What can we learn from International Development?

My new favourite podcast is ‘The Rest is Politics’ with Alistair Campbell and Rory Stewart. It demonstrates to me the best in politics – healthy debate between two people from different political parties, who clearly get on at a personal level.

I was particularly struck by an international development approach in Rwanda that Rory Stewart mentioned a few weeks ago. He was blown away by a change that happened in a Rwandan town over the course of a year. It had been brought about through an innovative development approach, namely giving each resident of the town a sum of money. This had led to a step-change in people’s standard of living within a year – an increase in the ownership of animals, bicycles and access to healthcare. Rory suggested that this is the route forward for International Development rather than the traditional aid agency development worker approach.

The ownership of assets got me thinking about parallels here in the UK. Despite my husband and I both having busy full-time jobs and two kids, we are able to regularly serve up healthy, homecooked food for the family most days of the week. But it is our assets that enable us to do this; we regularly batch cook at the weekend, and we have two freezers which are typically full of home cooked food in plastic tubs. I estimate that we have perhaps £300-500 worth of food and Tupperware in the freezer at any one time.

For many single parents on low incomes, trying to look after children alone, it is highly unlikely that they can take this approach. The cost of the freezer and bulk purchase of food in advance are resources they don’t have. To provide homecooked food to their children, they face having to cook low cost, fresh food each day alongside all the other challenges of parenting and working or job hunting.

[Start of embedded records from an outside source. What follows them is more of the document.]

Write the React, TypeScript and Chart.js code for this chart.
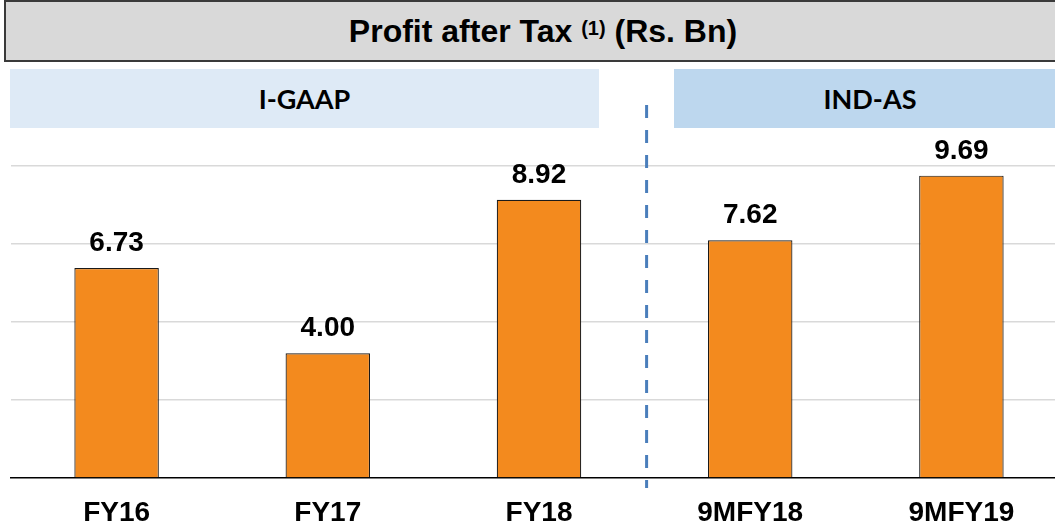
import React, { useEffect, useRef } from "react";
import { Chart, registerables } from "chart.js";

Chart.register(...registerables);

// ---- data ----
const categories = ["FY16", "FY17", "FY18", "9MFY18", "9MFY19"];
const profitValues = [6.73, 4.0, 8.92, 7.62, 9.69];
const valueLabels = ["6.73", "4.00", "8.92", "7.62", "9.69"];
const titleMain = "Profit after Tax";
const titleNote = "(1)";
const titleUnit = "(Rs. Bn)";
const groupLabels = ["I-GAAP", "IND-AS"];
const yMin = 0;
const yMax = 10;
const yStep = 2.5;
const dividerAfterIndex = 2;

const CANVAS_W = 1080;
const CANVAS_H = 560;
const FONT = "'Liberation Sans', Arial, Helvetica, sans-serif";

const valueLabelPlugin = {
  id: "valueLabels",
  afterDatasetsDraw(chart: any) {
    const ctx = chart.ctx;
    const meta = chart.getDatasetMeta(0);
    ctx.save();
    ctx.font = `bold 28px ${FONT}`;
    ctx.fillStyle = "#000000";
    ctx.textAlign = "center";
    ctx.textBaseline = "alphabetic";
    meta.data.forEach((bar: any, i: number) => {
      ctx.fillText(valueLabels[i], bar.x, bar.y - 17);
    });
    ctx.restore();
  },
};

const dividerPlugin = {
  id: "divider",
  afterDraw(chart: any) {
    const ctx = chart.ctx;
    const xs = chart.scales.x;
    const px = (xs.getPixelForValue(dividerAfterIndex) + xs.getPixelForValue(dividerAfterIndex + 1)) / 2 + 2;
    ctx.save();
    ctx.beginPath();
    ctx.setLineDash([13, 12]);
    ctx.strokeStyle = "#4A7EBB";
    ctx.lineWidth = 3;
    ctx.moveTo(px, 105);
    ctx.lineTo(px, chart.chartArea.bottom + 10);
    ctx.stroke();
    ctx.restore();
  },
};

export default function App() {
  const canvasRef = useRef<HTMLCanvasElement | null>(null);

  useEffect(() => {
    if (!canvasRef.current) return;
    const chart = new Chart(canvasRef.current, {
      type: "bar",
      data: {
        labels: categories,
        datasets: [
          {
            data: profitValues,
            backgroundColor: "#F38A1E",
            borderColor: "#1A1A1A",
            borderWidth: 1.2,
            barPercentage: 0.4,
            categoryPercentage: 1,
          },
        ],
      },
      options: {
        animation: false,
        responsive: false,
        events: [],
        layout: {
          padding: { top: 166, left: 11, right: CANVAS_W - 1067, bottom: CANVAS_H - 478 - 48 },
        },
        plugins: {
          legend: { display: false },
          tooltip: { enabled: false },
          title: { display: false },
        },
        scales: {
          x: {
            grid: { display: false, drawTicks: false },
            border: { display: true, color: "#000000", width: 1.5 },
            ticks: {
              padding: 18,
              color: "#000000",
              font: { family: FONT, size: 28, weight: "bold" },
            },
            afterFit: (scale: any) => {
              scale.height = 48;
            },
          },
          y: {
            min: yMin,
            max: yMax,
            ticks: { display: false, stepSize: yStep },
            grid: {
              drawTicks: false,
              lineWidth: 1.5,
              color: (c: any) => (c.tick && c.tick.value === 0 ? "rgba(0,0,0,0)" : "#D9D9D9"),
            },
            border: { display: false },
          },
        },
      },
      plugins: [valueLabelPlugin, dividerPlugin],
    });
    return () => chart.destroy();
  }, []);

  return (
    <div
      style={{
        position: "absolute",
        left: 0,
        top: 0,
        width: 1055,
        height: 526,
        overflow: "hidden",
        background: "#ffffff",
      }}
    >
      <canvas
        ref={canvasRef}
        width={CANVAS_W}
        height={CANVAS_H}
        style={{ position: "absolute", left: 0, top: 0, display: "block" }}
      />
      <div
        style={{
          position: "absolute",
          left: 4,
          top: 0,
          width: 1074,
          height: 58,
          background: "#D9D9D9",
          border: "2px solid #3A3A3A",
          boxSizing: "content-box",
          display: "flex",
          alignItems: "center",
          justifyContent: "center",
          fontFamily: FONT,
          fontWeight: "bold",
          fontSize: 32,
          color: "#000",
          whiteSpace: "nowrap",
        }}
      >
        <span>
          {titleMain} <sup style={{ fontSize: 20, verticalAlign: "7px", lineHeight: 0 }}>{titleNote}</sup> {titleUnit}
        </span>
      </div>
      <div
        style={{
          position: "absolute",
          left: 10,
          top: 69,
          width: 589,
          height: 59,
          background: "#DEEAF6",
          display: "flex",
          alignItems: "center",
          justifyContent: "center",
          fontFamily: "Lato, 'Open Sans', sans-serif",
          fontWeight: "bold",
          fontSize: 27,
          color: "#000",
        }}
      >
        {groupLabels[0]}
      </div>
      <div
        style={{
          position: "absolute",
          left: 674,
          top: 69,
          width: 392,
          height: 59,
          background: "#BDD7EE",
          display: "flex",
          alignItems: "center",
          justifyContent: "center",
          fontFamily: "Lato, 'Open Sans', sans-serif",
          fontWeight: "bold",
          fontSize: 27,
          color: "#000",
        }}
      >
        {groupLabels[1]}
      </div>
    </div>
  );
}
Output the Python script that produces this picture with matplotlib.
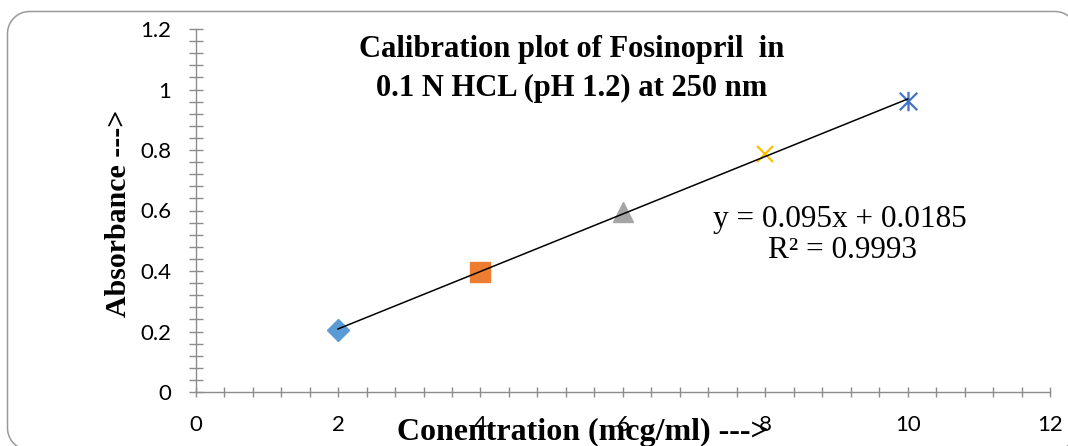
import numpy as np
import matplotlib
matplotlib.use("Agg")
import matplotlib.pyplot as plt
from matplotlib.path import Path
from matplotlib.lines import Line2D
from matplotlib.transforms import IdentityTransform
from matplotlib.ticker import MultipleLocator

# Calibration data: concentration (mcg/ml) vs absorbance
concentration = [2, 4, 6, 8, 10]
absorbance = [0.205, 0.397, 0.596, 0.786, 0.963]
marker_colors = ["#5B9BD5", "#ED7D31", "#A5A5A5", "#FFC000", "#4472C4"]

# Linear fit reported on the chart
slope = 0.095
intercept = 0.0185
r_squared = 0.9993

x_ticks = [0, 2, 4, 6, 8, 10, 12]
y_ticks = [0, 0.2, 0.4, 0.6, 0.8, 1.0, 1.2]
y_tick_labels = ["0", "0.2", "0.4", "0.6", "0.8", "1", "1.2"]

W, H, DPI = 1068, 446, 100
fig = plt.figure(figsize=(W / DPI, H / DPI), dpi=DPI)
ax = fig.add_axes([195.7 / W, (H - 392) / H, (1050 - 195.7) / W, (392 - 29) / H])

# Asterisk marker: vertical stroke plus two diagonals
star_path = Path(
    [(0, -1), (0, 1), (-0.9, -0.9), (0.9, 0.9), (-0.9, 0.9), (0.9, -0.9)],
    [Path.MOVETO, Path.LINETO, Path.MOVETO, Path.LINETO, Path.MOVETO, Path.LINETO],
)

styles = [
    dict(marker="D", ms=11, mfc=marker_colors[0], mec=marker_colors[0]),
    dict(marker="s", ms=14.5, mfc=marker_colors[1], mec=marker_colors[1]),
    dict(marker="^", ms=15, mfc=marker_colors[2], mec=marker_colors[2]),
    dict(marker="x", ms=12, mec=marker_colors[3], mew=1.6),
    dict(marker=star_path, ms=14, mec=marker_colors[4], mfc="none", mew=1.6),
]
for xv, yv, st in zip(concentration, absorbance, styles):
    ax.plot([xv], [yv], linestyle="none", zorder=3, clip_on=False, **st)

# Trend line over the measured range
x_fit = [min(concentration), max(concentration)]
y_fit = [slope * v + intercept for v in x_fit]
ax.plot(x_fit, y_fit, color="black", lw=1.1, zorder=4)

tick_font = "Lato"
ax.set_xlim(0, 12)
ax.set_ylim(0, 1.2)
ax.set_xticks(x_ticks)
ax.set_xticklabels([str(t) for t in x_ticks], fontsize=16, family=tick_font)
ax.set_yticks(y_ticks)
ax.set_yticklabels(y_tick_labels, fontsize=16, family=tick_font)
ax.xaxis.set_minor_locator(MultipleLocator(0.4))
ax.yaxis.set_minor_locator(MultipleLocator(0.04))

axis_gray = "#8C8C8C"
for side in ("top", "right"):
    ax.spines[side].set_visible(False)
for side in ("left", "bottom"):
    ax.spines[side].set_color(axis_gray)
    ax.spines[side].set_linewidth(1.0)

ax.tick_params(axis="both", which="both", direction="inout", color=axis_gray, width=1.0)
ax.tick_params(axis="y", which="both", length=9.5)
ax.tick_params(axis="y", which="major", pad=13)
ax.tick_params(axis="x", which="both", length=7.5)
ax.tick_params(axis="x", which="major", pad=13)

serif = "Liberation Serif"
fig.text(572 / W, 1 - 50 / H, "Calibration plot of Fosinopril  in",
         ha="center", va="center", fontsize=22, fontweight="bold", family=serif)
fig.text(572 / W, 1 - 88 / H, "0.1 N HCL (pH 1.2) at 250 nm",
         ha="center", va="center", fontsize=22, fontweight="bold", family=serif)

fig.text(840 / W, 1 - 219 / H, f"y = {slope}x + {intercept}",
         ha="center", va="center", fontsize=22.5, family=serif)
fig.text(842 / W, 1 - 251 / H, f"R² = {r_squared}",
         ha="center", va="center", fontsize=22.5, family=serif)

fig.text(118 / W, 1 - 213 / H, "Absorbance --->", rotation=90,
         ha="center", va="center", fontsize=21.5, fontweight="bold", family=serif)
fig.text(583 / W, 1 - 432 / H, "Conentration (mcg/ml) --->",
         ha="center", va="center", fontsize=23, fontweight="bold", family=serif)

# Rounded chart frame as a polyline in pixel coordinates
def rounded_rect(x0, y0, x1, y1, r, n=16):
    corners = [(x1 - r, y1 - r, 0.0), (x0 + r, y1 - r, 90.0),
               (x0 + r, y0 + r, 180.0), (x1 - r, y0 + r, 270.0)]
    xs, ys = [], []
    for cx, cy, start in corners:
        ang = np.radians(np.linspace(start, start + 90.0, n))
        xs.extend(cx + r * np.cos(ang))
        ys.extend(cy + r * np.sin(ang))
    xs.append(xs[0])
    ys.append(ys[0])
    return xs, ys

fx, fy = rounded_rect(7.5, -4.0, 1077.0, H - 11.5, 22.0)
frame = Line2D(fx, fy, transform=IdentityTransform(), color="#9A9A9A", lw=1.1)
fig.add_artist(frame)

fig.savefig("out.png", dpi=DPI)
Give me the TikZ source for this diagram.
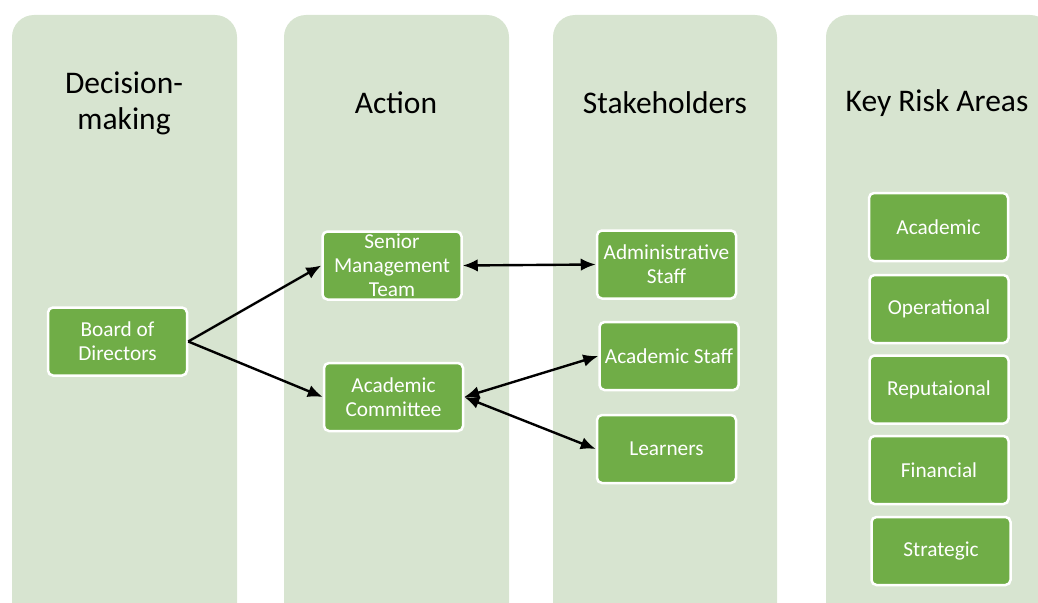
\documentclass[tikz,border=0pt]{standalone}
\usepackage{fontspec}
\setmainfont{Carlito}
\usepackage{xcolor}
\usetikzlibrary{arrows.meta, positioning}
\definecolor{lanebg}{HTML}{D7E4D0}
\definecolor{boxgreen}{HTML}{70AD47}

\begin{document}
\begin{tikzpicture}[x=1pt, y=-1pt, >={Latex[length=15pt,width=12.5pt]},
    lane/.style={fill=lanebg, draw=none, rounded corners=22pt},
    title/.style={font=\fontsize{31.5}{36}\selectfont, align=center},
    item/.style={draw=white, line width=2.5pt, fill=boxgreen, rounded corners=5pt, text=white,
        minimum width=139pt, minimum height=68pt, inner sep=2pt, align=center,
        font=\fontsize{21.3}{24}\selectfont},
    link/.style={line width=2.4pt}]
    \useasboundingbox (0,0) rectangle (1038,602);
    \clip (0,0) rectangle (1038,602);

    % Spalten
    \fill[lane] (12,15) rectangle (237,640);
    \fill[lane] (284,15) rectangle (509,640);
    \fill[lane] (553,15) rectangle (777,640);
    \fill[lane] (826,15) rectangle (1052,640);

    % Titel
    \node[title] (tdec) at (124,103) {Decision-\\making};
    \node[title] (tact) at (396,103) {Action};
    \node[title] (tsta) at (665,103) {Stakeholders};
    \node[title] (trisk) at (937,103) {Key Risk Areas};

    % Entscheidung
    \node[item] (board) at (117.5,341.5) {Board of\\Directors};

    % Handlung
    \node[item] (smt) at (392,265.5) {Senior\\Management\\Team};
    \node[item] (acom) at (393.5,397) {Academic\\Committee};

    % Beteiligte
    \node[item] (admin) at (666.5,264.5) {Administrative\\Staff};
    \node[item] (astaff) at (669,356) {Academic Staff};
    \node[item] (learn) at (666.5,449) {Learners};

    % Risikobereiche
    \node[item] (r1) at (938.5,227) {Academic};
    \node[item] (r2) at (939,309) {Operational};
    \node[item] (r3) at (939,389.5) {Reputaional};
    \node[item] (r4) at (939,470) {Financial};
    \node[item] (r5) at (941,551) {Strategic};

    % Pfeile
    \draw[link, ->] (board.east) -- (smt.west);
    \draw[link, ->] (board.east) -- (acom.west);
    \draw[link, <->] (smt.east) -- (admin.west);
    \draw[link, <->] (acom.east) -- (astaff.west);
    \draw[link, <->] (acom.east) -- (learn.west);
\end{tikzpicture}
\end{document}
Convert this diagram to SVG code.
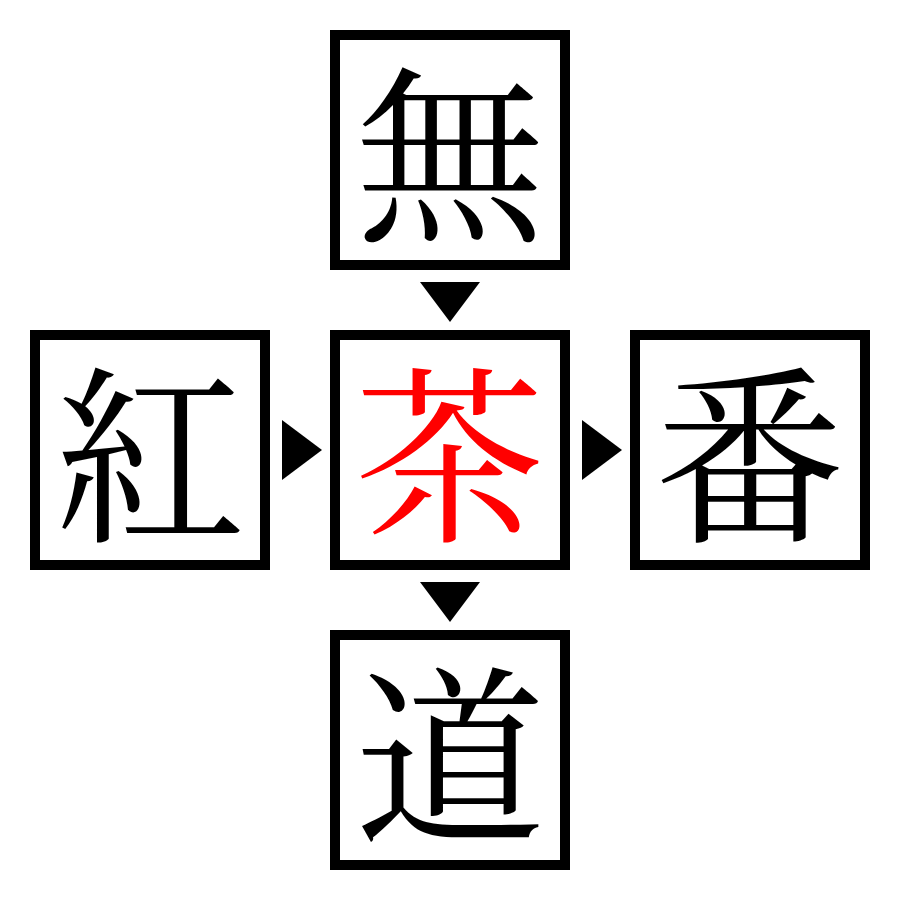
<svg xmlns="http://www.w3.org/2000/svg" width="900" height="900" viewBox="0 0 900 900">
<style>
.box{fill:#fff;stroke:#000;stroke-width:10}
.t{font-family:"Noto Serif CJK JP","Noto Sans CJK JP",serif;font-size:190px;text-anchor:middle;dominant-baseline:central;fill:#000}
.arr{fill:#000}
</style>
<rect width="900" height="900" fill="#fff"/>
<g id="n-mu"><rect class="box" x="335" y="35" width="230" height="230"/><text class="t" x="450" y="144">無</text></g>
<g id="n-ko"><rect class="box" x="35" y="335" width="230" height="230"/><text class="t" x="150" y="444">紅</text></g>
<g id="n-cha"><rect class="box" x="335" y="335" width="230" height="230"/><text class="t" x="450" y="444" style="fill:#f00">茶</text></g>
<g id="n-ban"><rect class="box" x="635" y="335" width="230" height="230"/><text class="t" x="750" y="444">番</text></g>
<g id="n-do"><rect class="box" x="335" y="635" width="230" height="230"/><text class="t" x="450" y="744">道</text></g>
<g id="connectors">
<polygon class="arr" points="420,282 480,282 450,322"/>
<polygon class="arr" points="282,420 282,480 322,450"/>
<polygon class="arr" points="582,420 582,480 622,450"/>
<polygon class="arr" points="420,582 480,582 450,622"/>
</g>
</svg>
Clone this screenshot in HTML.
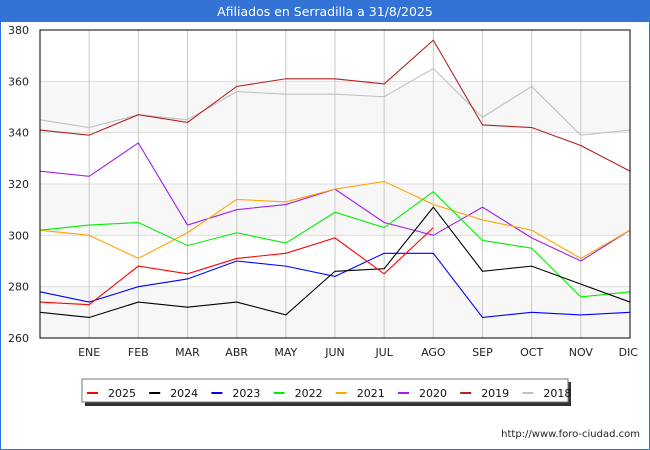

I am wondering how an approach similar to the Rwandan one could work here? How can we provide people with low incomes with the resources that they need to be able to take a step-change in their living standards? Obviously, we are all individuals and I am not advocating that our batch cooking approach will be for everyone. But what I am asking is how we can enable those who want to live healthier lives to do so in a more time efficient way regardless of any financial (or, for that matter, any other) barriers.